New York City created or preserved more than 24,500 affordable homes in 2017—the largest number of affordable homes the city has built in any given year in nearly 30 years, according to Mayor Bill de Blasio.
Last year, the city created or preserved 24,536 homes, de Blasio told reporters at Cypress Hills Senior Residences in Brooklyn on Tuesday morning. The de Blasio administration broke an all-time record previously set by the late former Mayor Ed Koch in 1989. That year, the Koch administration funded more than 23,100 affordable homes.
Of the 24,536 apartments the city financed in 2017, 17,359 were preserved and 7,177 were new. Nearly half of the homes—48 percent—serve individuals making less than $33,400 a year, or $43,000 for a family of three. In the past four years, the city has financed 87,557 affordable apartments, the mayor noted.
A week after winning reelection in November, de Blasio released a new roadmap for building and preserving 300,000 affordable homes by 2026 after exceeding the initial goal he set in 2014 of building 200,000 affordable homes by 2022.
“I am very happy to report that in the year 2017, we financed the most affordable apartments in the history of New York City in any one year,” the mayor said.
He noted that four years ago, his administration understood there was an affordability crisis that had to be confronted and that it would take a “very big and ambitious plan to confront it.”
“The plan we put together was audacious, it was meant to be a stretch goal from the beginning, and we intended to meet that goal,” de Blasio continued. “I will tell you there were many naysayers, there were many who said the goal was too ambitious… but we persevered.”
The new plan, “Housing New York 2.0,” is a revised and expanded housing plan.
The proposal will create more homes for seniors by using underutilized public lots and making affordable housing accessible to seniors and people with disabilities. It will also help nonprofits buy at least 7,500 traditional rent-stabilized apartment buildings and maintain affordability for residents to protect against displacement amid gentrification.
Brooklyn Councilman Robert Cornegy, who was recently named chairman of the City Council’s Committee on Housing and Buildings, referenced the late Dr. Martin Luther King, Jr.’s Poor People’s Campaign, which King launched in 1968 to fight for economic justice for poor people in the United States.

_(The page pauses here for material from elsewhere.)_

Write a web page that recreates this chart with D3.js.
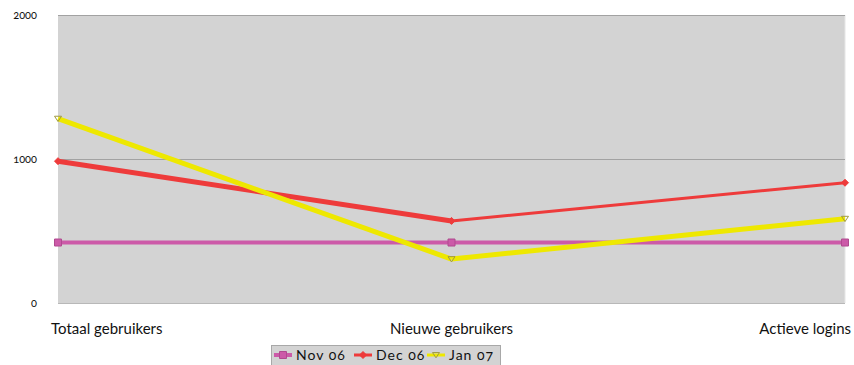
<!DOCTYPE html>
<html><head><meta charset="utf-8">
<script src="https://cdn.jsdelivr.net/npm/d3@7"></script>
<style>
html,body{margin:0;padding:0;background:#fff;}
text{font-family:Lato,"Open Sans",sans-serif;}
.onum{font-feature-settings:"onum" 1;font-variant-numeric:oldstyle-nums;}
</style></head>
<body>
<svg id="c" width="854" height="365"></svg>
<script>
const categories = ["Totaal gebruikers","Nieuwe gebruikers","Actieve logins"];
const seriesNames = ["Nov 06","Dec 06","Jan 07"];
const nov06 = [420, 420, 420];
const dec06 = [985, 570, 835];
const jan07 = [1280, 305, 585];
const yTicks = [0, 1000, 2000];

const colors = ["#cc5aa8","#ee3b3b","#eee800"];
const widths = [[4,4],[5,3],[5,5]];
const markers = ["square","diamond","triangle"];
const seriesData = [nov06, dec06, jan07];

const svg = d3.select("#c");
const L=58, R=845, T=15, B=303;
const x = d3.scalePoint().domain(categories).range([L,R]);
const y = d3.scaleLinear().domain([0,2000]).range([B,T]);

svg.append("rect").attr("x",L).attr("y",T).attr("width",R-L).attr("height",B-T).attr("fill","#d3d3d3");
svg.append("line").attr("x1",R).attr("x2",R).attr("y1",T).attr("y2",B).attr("stroke","#e6e6e6").attr("stroke-width",1);

// gridlines
svg.selectAll(".grid").data(yTicks).enter().append("line")
  .attr("x1",L).attr("x2",R).attr("y1",d=>y(d)+0.5).attr("y2",d=>y(d)+0.5)
  .attr("stroke",d=>d===0?"#b8b8b8":"#a2a2a2").attr("stroke-width",1);

// y labels
svg.selectAll(".yl").data(yTicks).enter().append("text")
  .attr("class","onum").attr("x",37).attr("y",d=>y(d)+4)
  .attr("text-anchor","end").attr("font-size",11).attr("fill","#111")
  .text(d=>d);

// x labels
svg.selectAll(".xl").data(categories).enter().append("text")
  .attr("x",(d,i)=>i===0?51:(i===2?851:x(d)))
  .attr("y",334).attr("font-size",15).attr("fill","#111")
  .attr("text-anchor",(d,i)=>i===0?"start":(i===2?"end":"middle"))
  .text(d=>d);

function markerPath(type, cx, cy, s){
  if(type==="square") return `M${cx-s},${cy-s}h${2*s}v${2*s}h${-2*s}Z`;
  if(type==="diamond") return `M${cx},${cy-s}L${cx+s},${cy}L${cx},${cy+s}L${cx-s},${cy}Z`;
  return `M${cx-s},${cy-s*0.7}L${cx+s},${cy-s*0.7}L${cx},${cy+s*0.8}Z`;
}

seriesData.forEach((vals,si)=>{
  const g = svg.append("g");
  for(let i=0;i<vals.length-1;i++){
    g.append("line")
      .attr("x1",x(categories[i])).attr("y1",y(vals[i]))
      .attr("x2",x(categories[i+1])).attr("y2",y(vals[i+1]))
      .attr("stroke",colors[si]).attr("stroke-width",widths[si][i]).attr("stroke-linecap","butt");
  }
  vals.forEach((v,i)=>{
    const m = markers[si];
    g.append("path").attr("d",markerPath(m,x(categories[i]),y(v),m==="square"?3.5:3.5))
      .attr("fill",m==="triangle"?"none":colors[si])
      .attr("stroke",m==="triangle"?"#a09a40":(m==="square"?"#b04a90":colors[si]))
      .attr("stroke-width",1);
  });
});

// legend
const lg = svg.append("g");
lg.append("rect").attr("x",271.5).attr("y",345.5).attr("width",229).attr("height",22)
  .attr("fill","#d3d3d3").attr("stroke","#a8a8a8");
const lx = [274, 354, 427];
seriesNames.forEach((n,si)=>{
  const cx = lx[si]+9, cy=355;
  lg.append("line").attr("x1",lx[si]).attr("x2",lx[si]+18).attr("y1",cy).attr("y2",cy)
    .attr("stroke",colors[si]).attr("stroke-width",si===0?4:3);
  const m = markers[si];
  lg.append("path").attr("d",markerPath(m,cx,cy,3.5))
    .attr("fill",m==="triangle"?"none":colors[si])
    .attr("stroke",m==="triangle"?"#a09a40":(m==="square"?"#b04a90":colors[si]));
  lg.append("text").attr("class","onum").attr("x",lx[si]+22).attr("y",cy+5)
    .attr("font-size",14).attr("fill","#111").attr("letter-spacing",1).text(n);
});
</script>
</body></html>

“As you all know well, we are in the midst of an affordability crisis in New York City,” Cornegy said. “For many New Yorkers—especially New Yorkers of color—this crisis has forced them out of the neighborhoods they were raised in and for some, it’s forced them out of housing altogether. But today, with our mayor, we pause to take stock of the important progress we’ve made as a city ensuring all New Yorkers will be able to afford to call this city home for years to come.”